Search code examples
c#entity-frameworklinqentity-framework-core

.ToList() is not saving virtual Icollection to memory, which is causing multiple calls to the db


The project I am currently working on requires lazy loading to be done. I am attempting to create a method that gets passed in a loaded list property. Instead, it seems that the list items are passed as a proxy instead of in-memory items. I need this list to be in-memory as I am unable to call the database from within this method.

 var test = loan.LoanStatuses.ToList();

            if (test.Any(ls => ls.Status.Code == CodeTypes.LoanStatusType.Settled && ls.Active))
                messages.Add("Loan has already been settled.");

looking at the output the first test variable generates one call to the DB through EF Core. However when test is acted on with .Any() more ef queries are created!

I am under the assumption toList(); creates one single query and then saves the result in memory under that test variable. why would EF continue to query on information its already got.


Solution

  • Lazy loading should be treated as a failsafe rather than relied on for loading data like this. The issue you will be running into will be this part of the statement:

    ls.Status.Code == CodeTypes.LoanStatusType.Settled
    

    This is due to the nature of how lazy loading works. say we loaded a loan like:

    var loan = context.Loans.Single(x => x.LoanId == loanId);
    

    this builds an SQL Statement to load the loan, nothing else is eager loaded. Later you do the following:

    var test = loan.LoanStatuses.ToList();
    

    Since we access the LoanStatuses collection on the loan for the first time, this will generate a second SQL statement effectively doing something like:

    SELECT * FROM LoanStatuses WHERE LoanId = @loanId;
    

    And that in itself is fine, it is just one extra query to get the LoanStatuses. However, lets say this loaded 10 LoanStatus records, IDs 1-10 all associated to our single Loan ID of 1. We now want to access the related Status entity on each LoanStatus. This will result in 10 lazy load calls to get the status for each LoanStatus we touch due to the `Any' call:

     SELECT * FROM Statuses WHERE StatusID = @loanStatus(1).StatusId;
     SELECT * FROM Statuses WHERE StatusID = @loanStatus(2).StatusId;
     SELECT * FROM Statuses WHERE StatusID = @loanStatus(3).StatusId;
     ...
     SELECT * FROM Statuses WHERE StatusID = @loanStatus(10).StatusId;
    

    If you're going to have business logic based on entities then you need the foresight in the code to ensure that all required information is eager loaded before calling code that is dependent on those related entities.

    For example, if you are going to load a loan and will need to determine logic based on it's associated statuses then:

    var loan = context.Loans
        .Include(x => x.LoanStatuses)
            .ThenInclude(x => x.Status)
        .Single(x => x.LoanId == loanId);
    

    From here passing the loan into the method will ensure that the applicable statuses are all eager loaded and nothing should need to lazy load.
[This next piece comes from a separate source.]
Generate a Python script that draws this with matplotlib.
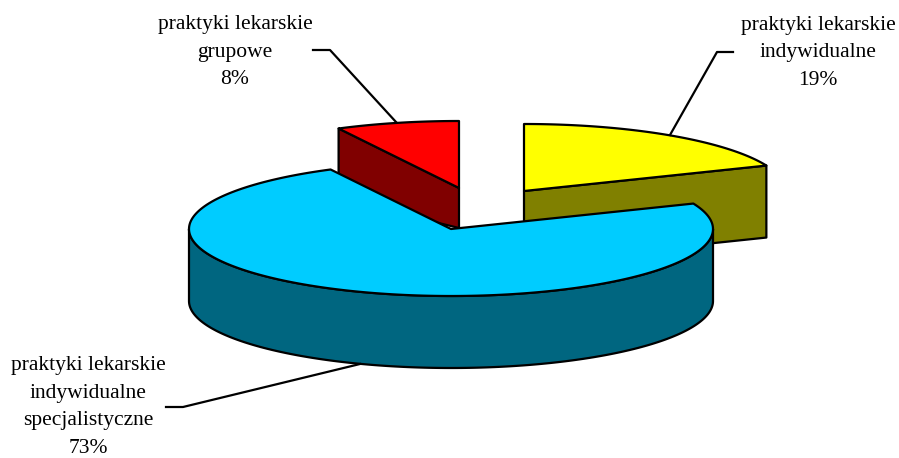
import numpy as np
import matplotlib
matplotlib.use('Agg')
import matplotlib.pyplot as plt
from matplotlib.patches import Polygon

plt.rcParams['font.family'] = 'Liberation Serif'

labels = ['praktyki lekarskie\nindywidualne\n19%',
          'praktyki lekarskie\nindywidualne\nspecjalistyczne\n73%',
          'praktyki lekarskie\ngrupowe\n8%']
shares = [18.8, 73.6, 7.6]
top_colors = ['#FFFF00', '#00CCFF', '#FF0000']
side_colors = ['#808000', '#006680', '#800000']

# projected pie geometry, in pixels
rx = 262
ry = 67
depth = 72
centers = [(524, 191), (451, 229), (459, 188)]
text_pos = [(818, 53), (88, 407), (235, 52)]
leaders = [[(733, 52), (717, 52), (670, 135)],
           [(166, 407), (183, 407), (360, 364)],
           [(313, 50), (330, 50), (396, 122)]]

fig = plt.figure(figsize=(8.99, 4.58), dpi=100)
ax = fig.add_axes([0, 0, 1, 1])
ax.set_xlim(0, 899)
ax.set_ylim(458, 0)
ax.axis('off')


def rim(cx, cy, a, b, dy=0):
    t = np.radians(np.linspace(a, b, 200))
    return np.column_stack([cx + rx * np.sin(t), cy - ry * np.cos(t) + dy])


def face(pts, color, z):
    ax.add_patch(Polygon(pts, closed=True, facecolor=color, edgecolor='black',
                         linewidth=1.6, joinstyle='round', zorder=z))


edges = np.concatenate([[0], np.cumsum(shares)]) * 3.6
# back slices first, the big one goes on top
for i, z in [(2, 1), (0, 2), (1, 3)]:
    cx, cy = centers[i]
    a, b = edges[i], edges[i + 1]
    apex = np.array([cx, cy])
    if i == 0:
        # cut face on the far end of the slice
        p = rim(cx, cy, b, b)[0]
        face([apex, p, p + [0, depth], apex + [0, depth]], side_colors[i], z)
    if i == 2:
        # cut face on the near end of the slice
        p = rim(cx, cy, a, a)[0]
        face([apex, p, p + [0, depth - 2], apex + [0, depth - 32]], side_colors[i], z)
    if i == 1:
        # outer wall, only the front half shows
        upper = rim(cx, cy, max(a, 90), min(b, 270))
        lower = rim(cx, cy, max(a, 90), min(b, 270), depth)
        face(np.vstack([upper, lower[::-1]]), side_colors[i], z)
    face(np.vstack([[apex], rim(cx, cy, a, b)]), top_colors[i], z + 0.5)

for pts in leaders:
    xs, ys = zip(*pts)
    ax.plot(xs, ys, color='black', linewidth=1.6, zorder=5)

for lab, (x, y) in zip(labels, text_pos):
    ax.text(x, y, lab, ha='center', va='center', fontsize=15.5,
            linespacing=1.6, zorder=6)

fig.savefig('out.png', dpi=100)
Lazy Loading is a safety net to ensure anything that might not have been loaded can be loaded rather than result in a NullReferenceException, but you should be profiling the database regularly for evidence of lazy loading getting tripped and working to remove any lazy loading calls. The problem with the approach of "just remember to eager load" is that this produces a Cartesian Product with the more relationships you decide you need to add to the eager loading. Gradually developers just start "including" everything all of the time and watch as performance starts to degrade back towards what it was when lazy loading everything.

    A better approach than passing entities around is to project the information your business logic will need at the time of reading from the DbContext so that EF can build an efficient query to ensure that all data needed, and only the data that is needed is retrieved from the database. For instance, if we need a few values from the loan, and a flag to indicate whether the loan is settled or not:

    var loanDetails = context.Loans
        .Where(x => x.LoanId == loanId)
        .Select(x => new LoanDetail
        {
            LoanId = x.LoanId,
            //  ... other details.
    
            IsSettled = x.LoanStatuses.Any(s => s.IsActive 
                && s.Status.Code == CodeTypes.LoanStatusType.Settled)
        )).Single();
    

    This loads just the information we need and this can safely be passed around to methods because it is clear from the definition of this DTO class what information is loaded. There is no risk of tripping lazy loading or situations where the DbContext might be disposed so information cannot be lazy loaded. Ideally entities should never be passed around beyond the scope of the DbContext that loaded them as this leads to all kinds of problems with stale data, lazy loading costs and issues with potentially multiple tracked references. This does come at a cost of needing to define a class structure for the fields the business logic is going to need, but this is the trade off. This structure should only need to change if the business logic it serves changes. It may be tempting to "just pass the entity since it has everything" but ensuring that "everything" is accessible attracts a significant cost.